--- start of SOURCE MATERIAL ---
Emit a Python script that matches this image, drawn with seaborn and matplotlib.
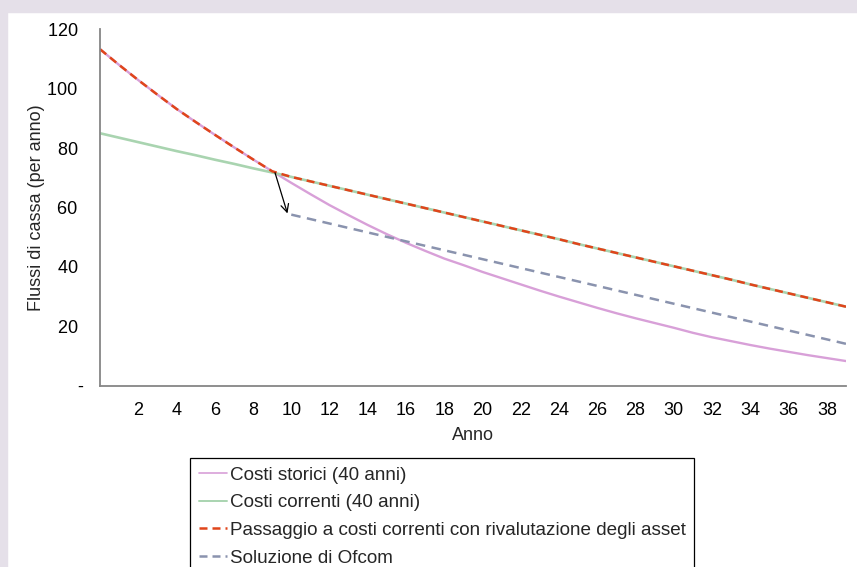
import pandas as pd
import seaborn as sns
import matplotlib.pyplot as plt
from matplotlib.lines import Line2D
from matplotlib.patches import Rectangle

# Anni (0-39)
anni = list(range(40))
anni_ofcom = list(range(10, 40))

# Serie
costi_storici = [113.3, 108.0, 102.9, 98.0, 93.2, 88.8, 84.5, 80.3, 76.2, 72.2,
                 68.3, 64.5, 60.8, 57.4, 54.1, 51.0, 48.1, 45.4, 42.8, 40.6,
                 38.3, 36.2, 34.1, 32.0, 30.0, 28.1, 26.2, 24.4, 22.7, 21.1,
                 19.5, 17.8, 16.3, 15.0, 13.7, 12.5, 11.4, 10.3, 9.3, 8.3]
costi_correnti = [85.0, 83.5, 82.0, 80.5, 79.0, 77.6, 76.1, 74.7, 73.2, 71.8,
                  70.3, 68.8, 67.3, 65.8, 64.3, 62.8, 61.3, 59.8, 58.3, 56.8,
                  55.3, 53.8, 52.3, 50.8, 49.3, 47.7, 46.2, 44.7, 43.2, 41.7,
                  40.2, 38.7, 37.2, 35.7, 34.1, 32.6, 31.1, 29.6, 28.1, 26.6]
passaggio = [113.3, 108.0, 102.9, 98.0, 93.2, 88.8, 84.5, 80.3, 76.2, 72.2,
             70.3, 68.8, 67.3, 65.8, 64.3, 62.8, 61.3, 59.8, 58.3, 56.8,
             55.3, 53.8, 52.3, 50.8, 49.3, 47.7, 46.2, 44.7, 43.2, 41.7,
             40.2, 38.7, 37.2, 35.7, 34.1, 32.6, 31.1, 29.6, 28.1, 26.6]
ofcom = [57.6, 56.1, 54.6, 53.1, 51.6, 50.1, 48.6, 47.1, 45.6, 44.1,
         42.6, 41.1, 39.6, 38.1, 36.6, 35.1, 33.6, 32.1, 30.6, 29.1,
         27.6, 26.1, 24.6, 23.1, 21.6, 20.1, 18.6, 17.1, 15.6, 14.1]

labels = ["Costi storici (40 anni)",
          "Costi correnti (40 anni)",
          "Passaggio a costi correnti con rivalutazione degli asset",
          "Soluzione di Ofcom"]
colors = ["#D8A0D8", "#A9D4B0", "#E0451B", "#8A93AE"]

x_ticks = list(range(0, 39, 2))
x_ticklabels = [""] + [str(t) for t in x_ticks[1:]]
y_ticks = [0, 20, 40, 60, 80, 100, 120]
y_ticklabels = ["-", "20 ", "40 ", "60 ", "80 ", "100 ", "120 "]

sns.set_theme(style="white")
plt.rcParams['font.family'] = ['Liberation Sans', 'DejaVu Sans']

fig = plt.figure(figsize=(8.57, 5.67), dpi=100)
fig.patch.set_facecolor("white")
# cornice lilla (alto e sinistra)
fig.patches.append(Rectangle((0, 1 - 12 / 567), 1, 12 / 567, transform=fig.transFigure,
                             color="#E5E0E9", zorder=0))
fig.patches.append(Rectangle((0, 0), 7 / 857, 1, transform=fig.transFigure,
                             color="#E5E0E9", zorder=0))

ax = fig.add_axes([100 / 857, 1 - 385.7 / 567, 746 / 857, 356.4 / 567])
ax.set_facecolor("none")

sns.lineplot(x=anni, y=costi_storici, color=colors[0], lw=1.7, ax=ax)
sns.lineplot(x=anni, y=costi_correnti, color=colors[1], lw=1.9, ax=ax)
sns.lineplot(x=anni, y=passaggio, color=colors[2], lw=1.8, ax=ax).lines[-1].set_dashes((3.2, 2.0))
sns.lineplot(x=anni_ofcom, y=ofcom, color=colors[3], lw=1.8, ax=ax).lines[-1].set_dashes((3.8, 2.6))

# freccia dal punto di incrocio all'inizio della soluzione Ofcom
ax.annotate("", xy=(9.8, 58.0), xytext=(9.15, 71.7),
            arrowprops=dict(arrowstyle="->", color="black", lw=0.9,
                            mutation_scale=14, shrinkA=0, shrinkB=0))

ax.set_xlim(0, 39)
ax.set_ylim(0, 120)
ax.set_xticks(x_ticks)
ax.set_xticklabels(x_ticklabels)
ax.set_yticks(y_ticks)
ax.set_yticklabels(y_ticklabels)
ax.tick_params(axis="both", which="major", direction="out", length=4.5, width=1,
               color="#868686", labelsize=13, labelcolor="black")
ax.tick_params(axis="y", pad=8)
ax.tick_params(axis="x", pad=7)
sns.despine(ax=ax)
for s in ["left", "bottom"]:
    ax.spines[s].set_color("#868686")
    ax.spines[s].set_linewidth(1.3)

ax.set_xlabel("Anno", fontsize=13, labelpad=6)
ax.set_ylabel("Flussi di cassa (per anno)", fontsize=13, labelpad=2)

handles = [Line2D([], [], color=colors[0], lw=1.2),
           Line2D([], [], color=colors[1], lw=1.4),
           Line2D([], [], color=colors[2], lw=1.8, dashes=(3.2, 2.0)),
           Line2D([], [], color=colors[3], lw=1.8, dashes=(3.2, 2.0))]
leg = ax.legend(handles, labels, loc="upper left",
                bbox_to_anchor=(190 / 857, 1 - 458 / 567), bbox_transform=fig.transFigure,
                borderaxespad=0, frameon=True, fancybox=False, edgecolor="black",
                framealpha=1, fontsize=13.6, handlelength=1.5, handletextpad=0.15,
                labelspacing=0.55, borderpad=0.45)
leg.get_frame().set_linewidth(0.9)

fig.savefig("out.png", dpi=100)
--- end of SOURCE MATERIAL ---
Exclude every picture and copy the remaining data exactly.

Emit a Python script that matches this image, drawn with seaborn and matplotlib.
import pandas as pd
import seaborn as sns
import matplotlib.pyplot as plt
from matplotlib.lines import Line2D
from matplotlib.patches import Rectangle

# Anni (0-39)
anni = list(range(40))
anni_ofcom = list(range(10, 40))

# Serie
costi_storici = [113.3, 108.0, 102.9, 98.0, 93.2, 88.8, 84.5, 80.3, 76.2, 72.2,
                 68.3, 64.5, 60.8, 57.4, 54.1, 51.0, 48.1, 45.4, 42.8, 40.6,
                 38.3, 36.2, 34.1, 32.0, 30.0, 28.1, 26.2, 24.4, 22.7, 21.1,
                 19.5, 17.8, 16.3, 15.0, 13.7, 12.5, 11.4, 10.3, 9.3, 8.3]
costi_correnti = [85.0, 83.5, 82.0, 80.5, 79.0, 77.6, 76.1, 74.7, 73.2, 71.8,
                  70.3, 68.8, 67.3, 65.8, 64.3, 62.8, 61.3, 59.8, 58.3, 56.8,
                  55.3, 53.8, 52.3, 50.8, 49.3, 47.7, 46.2, 44.7, 43.2, 41.7,
                  40.2, 38.7, 37.2, 35.7, 34.1, 32.6, 31.1, 29.6, 28.1, 26.6]
passaggio = [113.3, 108.0, 102.9, 98.0, 93.2, 88.8, 84.5, 80.3, 76.2, 72.2,
             70.3, 68.8, 67.3, 65.8, 64.3, 62.8, 61.3, 59.8, 58.3, 56.8,
             55.3, 53.8, 52.3, 50.8, 49.3, 47.7, 46.2, 44.7, 43.2, 41.7,
             40.2, 38.7, 37.2, 35.7, 34.1, 32.6, 31.1, 29.6, 28.1, 26.6]
ofcom = [57.6, 56.1, 54.6, 53.1, 51.6, 50.1, 48.6, 47.1, 45.6, 44.1,
         42.6, 41.1, 39.6, 38.1, 36.6, 35.1, 33.6, 32.1, 30.6, 29.1,
         27.6, 26.1, 24.6, 23.1, 21.6, 20.1, 18.6, 17.1, 15.6, 14.1]

labels = ["Costi storici (40 anni)",
          "Costi correnti (40 anni)",
          "Passaggio a costi correnti con rivalutazione degli asset",
          "Soluzione di Ofcom"]
colors = ["#D8A0D8", "#A9D4B0", "#E0451B", "#8A93AE"]

x_ticks = list(range(0, 39, 2))
x_ticklabels = [""] + [str(t) for t in x_ticks[1:]]
y_ticks = [0, 20, 40, 60, 80, 100, 120]
y_ticklabels = ["-", "20 ", "40 ", "60 ", "80 ", "100 ", "120 "]

sns.set_theme(style="white")
plt.rcParams['font.family'] = ['Liberation Sans', 'DejaVu Sans']

fig = plt.figure(figsize=(8.57, 5.67), dpi=100)
fig.patch.set_facecolor("white")
# cornice lilla (alto e sinistra)
fig.patches.append(Rectangle((0, 1 - 12 / 567), 1, 12 / 567, transform=fig.transFigure,
                             color="#E5E0E9", zorder=0))
fig.patches.append(Rectangle((0, 0), 7 / 857, 1, transform=fig.transFigure,
                             color="#E5E0E9", zorder=0))

ax = fig.add_axes([100 / 857, 1 - 385.7 / 567, 746 / 857, 356.4 / 567])
ax.set_facecolor("none")

sns.lineplot(x=anni, y=costi_storici, color=colors[0], lw=1.7, ax=ax)
sns.lineplot(x=anni, y=costi_correnti, color=colors[1], lw=1.9, ax=ax)
sns.lineplot(x=anni, y=passaggio, color=colors[2], lw=1.8, ax=ax).lines[-1].set_dashes((3.2, 2.0))
sns.lineplot(x=anni_ofcom, y=ofcom, color=colors[3], lw=1.8, ax=ax).lines[-1].set_dashes((3.8, 2.6))

# freccia dal punto di incrocio all'inizio della soluzione Ofcom
ax.annotate("", xy=(9.8, 58.0), xytext=(9.15, 71.7),
            arrowprops=dict(arrowstyle="->", color="black", lw=0.9,
                            mutation_scale=14, shrinkA=0, shrinkB=0))

ax.set_xlim(0, 39)
ax.set_ylim(0, 120)
ax.set_xticks(x_ticks)
ax.set_xticklabels(x_ticklabels)
ax.set_yticks(y_ticks)
ax.set_yticklabels(y_ticklabels)
ax.tick_params(axis="both", which="major", direction="out", length=4.5, width=1,
               color="#868686", labelsize=13, labelcolor="black")
ax.tick_params(axis="y", pad=8)
ax.tick_params(axis="x", pad=7)
sns.despine(ax=ax)
for s in ["left", "bottom"]:
    ax.spines[s].set_color("#868686")
    ax.spines[s].set_linewidth(1.3)

ax.set_xlabel("Anno", fontsize=13, labelpad=6)
ax.set_ylabel("Flussi di cassa (per anno)", fontsize=13, labelpad=2)

handles = [Line2D([], [], color=colors[0], lw=1.2),
           Line2D([], [], color=colors[1], lw=1.4),
           Line2D([], [], color=colors[2], lw=1.8, dashes=(3.2, 2.0)),
           Line2D([], [], color=colors[3], lw=1.8, dashes=(3.2, 2.0))]
leg = ax.legend(handles, labels, loc="upper left",
                bbox_to_anchor=(190 / 857, 1 - 458 / 567), bbox_transform=fig.transFigure,
                borderaxespad=0, frameon=True, fancybox=False, edgecolor="black",
                framealpha=1, fontsize=13.6, handlelength=1.5, handletextpad=0.15,
                labelspacing=0.55, borderpad=0.45)
leg.get_frame().set_linewidth(0.9)

fig.savefig("out.png", dpi=100)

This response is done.